Start of PROVIDED ENTRIES
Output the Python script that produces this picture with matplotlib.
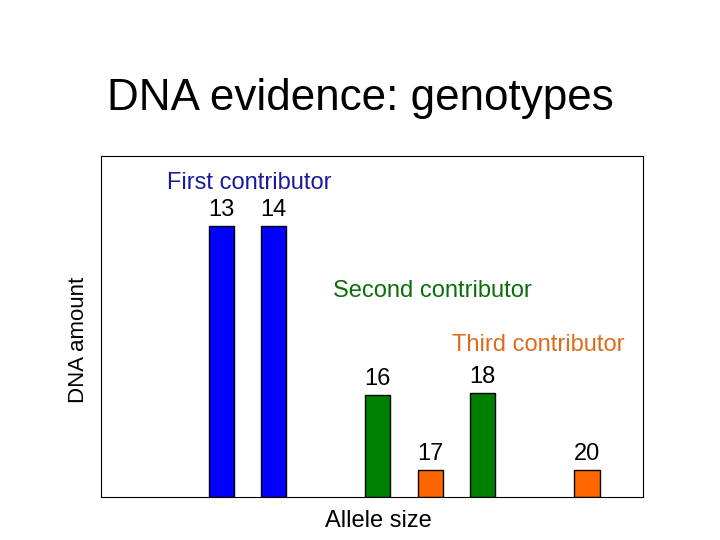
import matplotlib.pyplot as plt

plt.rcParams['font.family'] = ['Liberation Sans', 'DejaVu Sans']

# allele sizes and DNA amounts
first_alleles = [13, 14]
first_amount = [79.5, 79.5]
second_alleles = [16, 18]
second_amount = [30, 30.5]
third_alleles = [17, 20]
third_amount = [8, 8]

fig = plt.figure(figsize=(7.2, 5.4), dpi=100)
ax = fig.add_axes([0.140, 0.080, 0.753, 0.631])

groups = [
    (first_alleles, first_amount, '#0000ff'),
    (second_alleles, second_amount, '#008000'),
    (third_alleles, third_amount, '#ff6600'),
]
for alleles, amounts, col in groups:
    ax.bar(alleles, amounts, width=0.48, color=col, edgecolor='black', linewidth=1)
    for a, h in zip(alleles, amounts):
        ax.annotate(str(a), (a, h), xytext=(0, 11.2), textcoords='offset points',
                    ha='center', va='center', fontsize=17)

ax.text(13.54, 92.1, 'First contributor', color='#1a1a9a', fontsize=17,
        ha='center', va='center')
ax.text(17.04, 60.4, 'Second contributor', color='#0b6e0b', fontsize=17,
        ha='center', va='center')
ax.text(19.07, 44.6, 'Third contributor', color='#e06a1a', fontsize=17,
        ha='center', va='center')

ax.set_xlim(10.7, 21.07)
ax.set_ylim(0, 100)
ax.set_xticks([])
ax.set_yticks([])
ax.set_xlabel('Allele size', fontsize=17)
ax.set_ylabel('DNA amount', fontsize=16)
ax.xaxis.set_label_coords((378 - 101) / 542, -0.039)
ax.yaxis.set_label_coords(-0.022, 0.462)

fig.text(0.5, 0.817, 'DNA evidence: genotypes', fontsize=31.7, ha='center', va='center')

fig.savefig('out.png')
End of PROVIDED ENTRIES
Start of PROVIDED ENTRIES
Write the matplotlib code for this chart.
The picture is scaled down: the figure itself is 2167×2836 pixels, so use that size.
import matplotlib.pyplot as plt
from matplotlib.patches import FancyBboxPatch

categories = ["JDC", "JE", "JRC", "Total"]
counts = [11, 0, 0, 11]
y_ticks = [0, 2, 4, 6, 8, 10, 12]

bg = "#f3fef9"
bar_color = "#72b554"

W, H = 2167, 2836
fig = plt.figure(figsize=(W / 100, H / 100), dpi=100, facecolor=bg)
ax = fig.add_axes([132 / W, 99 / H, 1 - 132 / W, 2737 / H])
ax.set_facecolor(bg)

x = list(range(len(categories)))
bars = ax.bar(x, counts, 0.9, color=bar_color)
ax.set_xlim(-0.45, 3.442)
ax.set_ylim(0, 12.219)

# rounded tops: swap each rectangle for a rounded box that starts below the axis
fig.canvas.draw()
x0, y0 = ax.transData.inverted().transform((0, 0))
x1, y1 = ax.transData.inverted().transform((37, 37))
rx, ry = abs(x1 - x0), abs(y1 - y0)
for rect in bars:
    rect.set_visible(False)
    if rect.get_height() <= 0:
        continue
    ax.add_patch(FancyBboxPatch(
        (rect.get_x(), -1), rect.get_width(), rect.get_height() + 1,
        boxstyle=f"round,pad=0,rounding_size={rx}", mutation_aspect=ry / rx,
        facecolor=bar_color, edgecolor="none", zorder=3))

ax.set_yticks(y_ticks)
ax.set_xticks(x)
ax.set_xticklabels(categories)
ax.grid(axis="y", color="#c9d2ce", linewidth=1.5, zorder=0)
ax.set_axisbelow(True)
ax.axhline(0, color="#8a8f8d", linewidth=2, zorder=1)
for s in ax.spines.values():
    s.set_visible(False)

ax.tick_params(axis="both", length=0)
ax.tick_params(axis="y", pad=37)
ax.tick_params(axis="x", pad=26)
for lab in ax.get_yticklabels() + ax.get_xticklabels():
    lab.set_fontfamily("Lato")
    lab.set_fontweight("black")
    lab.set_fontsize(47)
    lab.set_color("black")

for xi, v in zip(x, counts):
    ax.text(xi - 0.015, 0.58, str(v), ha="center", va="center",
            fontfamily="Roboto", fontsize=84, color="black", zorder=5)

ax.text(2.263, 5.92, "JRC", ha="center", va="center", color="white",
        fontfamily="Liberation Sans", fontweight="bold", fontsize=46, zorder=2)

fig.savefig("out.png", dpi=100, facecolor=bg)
End of PROVIDED ENTRIES
Start of PROVIDED ENTRIES
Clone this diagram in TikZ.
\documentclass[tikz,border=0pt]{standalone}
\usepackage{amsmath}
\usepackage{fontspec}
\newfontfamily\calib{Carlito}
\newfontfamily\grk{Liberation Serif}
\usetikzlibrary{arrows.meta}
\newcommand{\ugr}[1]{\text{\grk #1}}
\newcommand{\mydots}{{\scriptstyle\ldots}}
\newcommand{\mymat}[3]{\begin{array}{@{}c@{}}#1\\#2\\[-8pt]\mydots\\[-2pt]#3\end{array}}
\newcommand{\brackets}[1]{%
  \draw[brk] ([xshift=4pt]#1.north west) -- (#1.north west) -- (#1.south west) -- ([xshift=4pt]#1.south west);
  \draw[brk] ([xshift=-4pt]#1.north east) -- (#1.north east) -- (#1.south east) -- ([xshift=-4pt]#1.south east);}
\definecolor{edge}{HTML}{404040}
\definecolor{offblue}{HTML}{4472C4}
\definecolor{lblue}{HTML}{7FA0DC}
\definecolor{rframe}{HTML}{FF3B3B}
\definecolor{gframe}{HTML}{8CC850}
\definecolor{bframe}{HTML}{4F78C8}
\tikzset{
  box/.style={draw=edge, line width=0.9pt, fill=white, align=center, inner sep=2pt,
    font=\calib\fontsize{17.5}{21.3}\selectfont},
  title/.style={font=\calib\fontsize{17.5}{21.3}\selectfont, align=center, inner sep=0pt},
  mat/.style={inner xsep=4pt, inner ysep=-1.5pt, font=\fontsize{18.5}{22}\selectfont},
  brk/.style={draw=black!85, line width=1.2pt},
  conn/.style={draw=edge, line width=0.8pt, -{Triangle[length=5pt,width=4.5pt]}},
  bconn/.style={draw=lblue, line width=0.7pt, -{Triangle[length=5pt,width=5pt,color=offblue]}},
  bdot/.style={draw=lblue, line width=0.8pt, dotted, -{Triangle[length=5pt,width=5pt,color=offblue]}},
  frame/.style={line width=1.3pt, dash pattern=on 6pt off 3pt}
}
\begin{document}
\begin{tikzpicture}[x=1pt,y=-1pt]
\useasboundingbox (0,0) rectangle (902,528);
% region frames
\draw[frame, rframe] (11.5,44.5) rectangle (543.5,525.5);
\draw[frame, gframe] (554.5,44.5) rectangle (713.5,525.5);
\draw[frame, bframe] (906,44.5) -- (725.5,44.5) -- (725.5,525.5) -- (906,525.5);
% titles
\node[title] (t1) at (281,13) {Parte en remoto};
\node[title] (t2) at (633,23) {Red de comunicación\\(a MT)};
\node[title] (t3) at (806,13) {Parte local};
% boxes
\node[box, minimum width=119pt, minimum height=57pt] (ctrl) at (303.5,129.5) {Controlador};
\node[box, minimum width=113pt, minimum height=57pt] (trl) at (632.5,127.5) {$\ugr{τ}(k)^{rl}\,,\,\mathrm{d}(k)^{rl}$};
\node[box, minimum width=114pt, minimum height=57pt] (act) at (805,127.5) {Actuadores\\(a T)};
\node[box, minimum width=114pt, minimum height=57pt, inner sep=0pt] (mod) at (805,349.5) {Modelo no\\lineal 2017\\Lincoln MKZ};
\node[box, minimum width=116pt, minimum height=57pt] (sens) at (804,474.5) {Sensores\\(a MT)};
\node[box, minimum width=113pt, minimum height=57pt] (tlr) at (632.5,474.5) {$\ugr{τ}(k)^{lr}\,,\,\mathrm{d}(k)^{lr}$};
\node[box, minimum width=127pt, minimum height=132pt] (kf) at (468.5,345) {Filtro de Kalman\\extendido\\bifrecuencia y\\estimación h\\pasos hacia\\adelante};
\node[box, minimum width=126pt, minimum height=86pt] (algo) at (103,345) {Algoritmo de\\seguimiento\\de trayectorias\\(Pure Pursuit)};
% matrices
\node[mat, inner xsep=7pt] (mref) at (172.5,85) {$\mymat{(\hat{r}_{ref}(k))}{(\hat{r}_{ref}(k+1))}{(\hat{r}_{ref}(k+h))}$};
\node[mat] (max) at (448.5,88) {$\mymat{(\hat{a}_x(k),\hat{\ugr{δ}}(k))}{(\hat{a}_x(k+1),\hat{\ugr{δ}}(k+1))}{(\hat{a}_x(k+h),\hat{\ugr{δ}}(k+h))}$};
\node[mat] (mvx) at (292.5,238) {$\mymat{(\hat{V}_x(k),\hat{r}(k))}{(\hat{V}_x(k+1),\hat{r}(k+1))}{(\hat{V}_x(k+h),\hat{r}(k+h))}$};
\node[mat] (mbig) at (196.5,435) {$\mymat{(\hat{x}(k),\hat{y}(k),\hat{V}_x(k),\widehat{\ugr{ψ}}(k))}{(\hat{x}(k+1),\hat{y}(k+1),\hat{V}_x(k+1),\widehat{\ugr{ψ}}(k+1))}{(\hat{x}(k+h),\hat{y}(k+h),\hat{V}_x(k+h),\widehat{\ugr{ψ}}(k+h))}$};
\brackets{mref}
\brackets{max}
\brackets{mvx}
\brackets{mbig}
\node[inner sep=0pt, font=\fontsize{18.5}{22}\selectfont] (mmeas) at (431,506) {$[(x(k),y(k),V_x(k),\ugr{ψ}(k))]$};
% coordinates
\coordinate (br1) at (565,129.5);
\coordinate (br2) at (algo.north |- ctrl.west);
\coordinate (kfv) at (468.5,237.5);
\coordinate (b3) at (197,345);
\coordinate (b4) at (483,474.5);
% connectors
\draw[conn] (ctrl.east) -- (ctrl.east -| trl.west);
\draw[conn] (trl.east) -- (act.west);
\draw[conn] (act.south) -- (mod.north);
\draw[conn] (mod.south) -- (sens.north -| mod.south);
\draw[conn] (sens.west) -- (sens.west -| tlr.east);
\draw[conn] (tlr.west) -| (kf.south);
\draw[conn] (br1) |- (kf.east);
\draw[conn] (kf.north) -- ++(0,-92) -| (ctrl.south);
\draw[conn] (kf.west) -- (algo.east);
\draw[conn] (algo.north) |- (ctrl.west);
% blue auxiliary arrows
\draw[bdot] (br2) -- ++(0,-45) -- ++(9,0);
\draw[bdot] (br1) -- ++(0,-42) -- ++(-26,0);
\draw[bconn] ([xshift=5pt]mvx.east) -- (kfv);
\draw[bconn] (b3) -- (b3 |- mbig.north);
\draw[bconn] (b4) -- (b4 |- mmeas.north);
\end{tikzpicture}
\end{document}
End of PROVIDED ENTRIES
### WHAT THIS TASK INVOLVES
Leave out the pictures and quote exactly the lines from the one where "Output the Python" appears to the one where "ax = fig.add_axes([0.140, 0.080, 0.753, 0.631])" appears, both ends counted.

### EXPECTED OUTPUT
Output the Python script that produces this picture with matplotlib.
import matplotlib.pyplot as plt

plt.rcParams['font.family'] = ['Liberation Sans', 'DejaVu Sans']

# allele sizes and DNA amounts
first_alleles = [13, 14]
first_amount = [79.5, 79.5]
second_alleles = [16, 18]
second_amount = [30, 30.5]
third_alleles = [17, 20]
third_amount = [8, 8]

fig = plt.figure(figsize=(7.2, 5.4), dpi=100)
ax = fig.add_axes([0.140, 0.080, 0.753, 0.631])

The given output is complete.